When I put my wrench to the screws, the 17 years of the car made it very clear that they really did not want to be loosened. An application of WD-40 did not change this fact at all, so I made my way to my torque wrench, which gave me a longer arm as a breaker bar.
However, the head of the torque wrench was too big to fit into the car's space. Because both sides of the torque wrench had a size of 1/2"
, a 1/2"
to 3/8"
chrome vanadium adapter was needed to get my 14 mm
or 12 mm
socket in place, adding to the size when I only had 6 cm
of clearance. After a long time struggling, it seemed the only solution was to use a joint socket with a head short enough to fit in that space.
One trip to AutoZone store, $2.99, and 24 hours later, I had my 3/8"
-sized joint socket in hand.
The biggest problem with this job was that because of the sheer number of wires and pipes in the way, I had to wrangle the torque wrench in and out the space at every given turn—I only had about 60° of rotational space to work with.

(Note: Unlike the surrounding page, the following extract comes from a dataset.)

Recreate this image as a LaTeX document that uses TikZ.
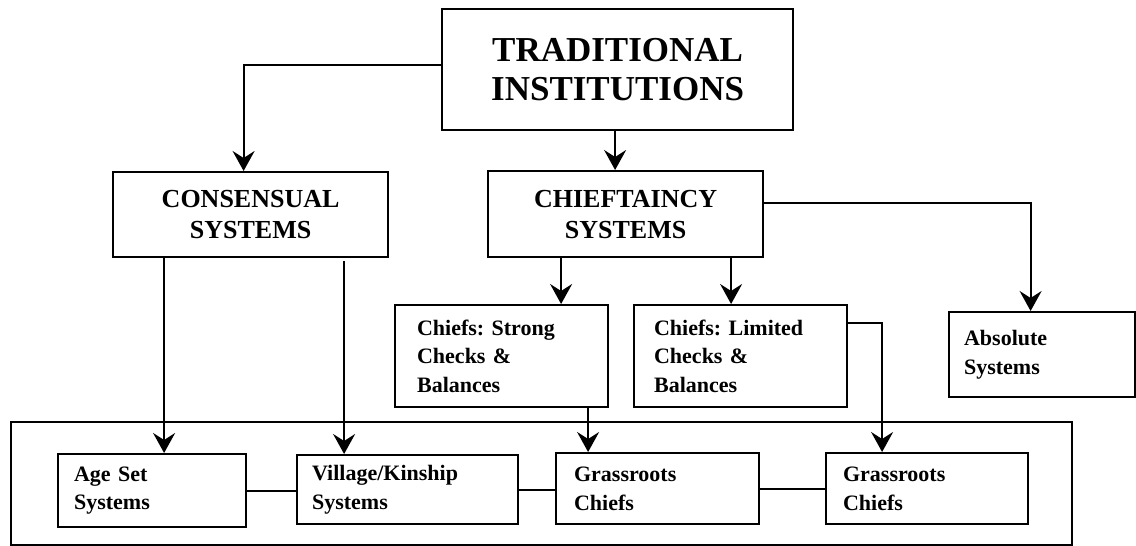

What's more, due to the design of the joint socket (in that it finds the easiest way for it to rotate), some arrangements of the entire wrench mechanism were unable to effectively attach to screw A or B and then turn it. Thus, I had to take the joint socket off, rotate it 90°, and see if I could now the wrench could fit and create the torque I needed. This took a lot of time and effort to visualize. (Also interesting to note, and important if you do this in the future—using a joint socket prevents you from taking a torque reading if you use a wrench like that one I did—it simply becomes a bar that you can push and rotate in the plane perpendicular to the bar of metal with all the number readings. A click type is better.)
Eventually, I got both screws A and B loosened (with more WD-40 encouragement and using the smaller 1/4"
wrench once the screw started to turn). I started to loosen screw C just to make sure it was working. Sure enough, the belt was getting looser. Good. I then retightened screw C and rotated it about 20 times (also with only about 60° of rotational space, so roughly 3.3 full rotations), checking every so often how much I could rotate the belt. Finally, it was sufficiently tight (90° turn) and I tried my best to retighten screws A and B, even though I had to estimate the amount of torque and try to make it match manual specifications.
Here is starting the car, this time, squeaking vaporized.
And one more time, up close.
Overall, the entire process of loosening and tightening three screws cost about 5 hours spread over 2 days, oil-greased hands, and one small scratch on my right pinky. But I'm happy it's not something worse, and that it was addressed before it got worse.
It seems that new models with an automatic tensioner are less likely to have this problem, but at the same time, when the tensioners do break, they would be harder to service. Fortunately, Toyota is well-known for quality control and friendly servicing.